Die Vorbereitungen, auch die IT-technischen, sind abgeschlossen. Spannend wird sein, ob am 01. Oktober der Regelenergiehandel und der Zugang zum VHP-Portal sofort reibungslos funktionieren: „Das erste Mal Regelenergiemanagement für ganz Deutschland ist mit Sicherheit etwas, das auch für uns sehr spannend ist“, sagte Kemper. Der gesamte Regelenergiehandel liegt mit dem THE-Start bei dem ehemaligen GASPOOL- (jetzt THE)- Dispatching-Team unter Leitung von Heiko Bock.

Beide Geschäftsführer zeigten bei aller Zuversicht durchaus Respekt vor der Komplexität, die bei der Zusammenlegung zu bewältigen war: „Das ist schon Hochreck geworden“, machte Frank es plastisch. „Nunmehr 14 anstelle von acht Dispatchern sind dann einfach auch eine organisatorische Herausforderung“, nannte Kemper als Beispiel. Die IT-Systeme für den Regelenergiehandel mussten ebenfalls neu programmiert werden.

Wasserstoff-Netzentgeltverordnung

Am 06. September hat das Bundesministerium für Wirtschaft und Energie (BMWi) den Referentenentwurf für die Wasserstoff-Netzentgeltverordnung (H2NEV) zur Konsultation veröffentlicht. Für Unmut sorgte die sehr kurze Frist von vier Tagen, die den Verbänden für eine Stellungnahme zur Verfügung stand. Allerdings enthielt die Verordnung auch keine wirklich großen Überraschungen.

Die H2NEV macht keine konkreten Vorgaben, wie die Netzbetreiber auf Basis der Kostenregulierung ihre Entgelte bestimmen. Die wichtigsten Zahlen fehlten in dem Entwurf: Die Höhe der Eigenkapitalverzinsung für neue und existierende H2-Pipelines. Dazu sollten die Marktteilnehmer in ihren Stellungnahmen Vorschläge machen, die das besondere Risiko des Baus und Betriebs einer Wasserstoffleitung berücksichtigen. Dieser Zinssatz soll dann so lange gelten, bis die BNetzA erstmals einen Zinssatz festlegt. Dieser soll frühestens ab dem 01. Januar 2028 angewendet werden, heißt es in dem Referentenentwurf.

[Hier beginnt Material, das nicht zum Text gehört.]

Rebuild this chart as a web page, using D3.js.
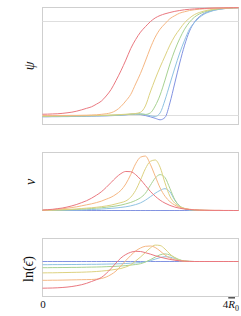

Entscheidung des europäischen Gerichtshofs zur Unabhängigkeit der BNetzA

Am 02. September hat der Europäische Gerichtshof (EuGH) seine Entscheidung bezüglich der unzureichenden politischen Unabhängigkeit der BNetzA verkündet. Die EU-Kommission hatte gegen die Bundesrepublik Deutschland geklagt. Ein zentrales Argument: Die Verordnungsermächtigungen für die Bundesregierung im Energiewirtschaftsgesetz (EnWG) erlauben Vorgaben für die Arbeit der BNetzA, die mit der in den Richtlinien festgelegten Unabhängigkeit der Regulierungsbehörde nicht vereinbar seien. Im Januar war der Generalanwalt in seinen Schlussanträgen dieser Argumentation gefolgt (ener|gate Gasmarkt 02/21). Die finale Entscheidung des Gerichts kommt deshalb wenig überraschend. Das Gericht argumentiert unter anderem, durch die Richtlinien in Verbindung mit den Verordnungen und Netzkodizes seien die Vorgaben für die Arbeit der Regulierungsbehörden ausreichend konkret und bestimmt.

Die meisten Verbände und Energierechtsexperten in Deutschland sehen die Entscheidung des EuGH sehr kritisch und halten nationale rechtliche und politische Vorgaben für unerlässlich und auch verfassungsrechtlich geboten. Über das Verhältnis von europäischem und nationalem Recht wird in Europa aktuell insgesamt kontrovers und intensiv diskutiert, dazu passt auch diese Entscheidung mit dem klaren Vorrang für europäisches Recht.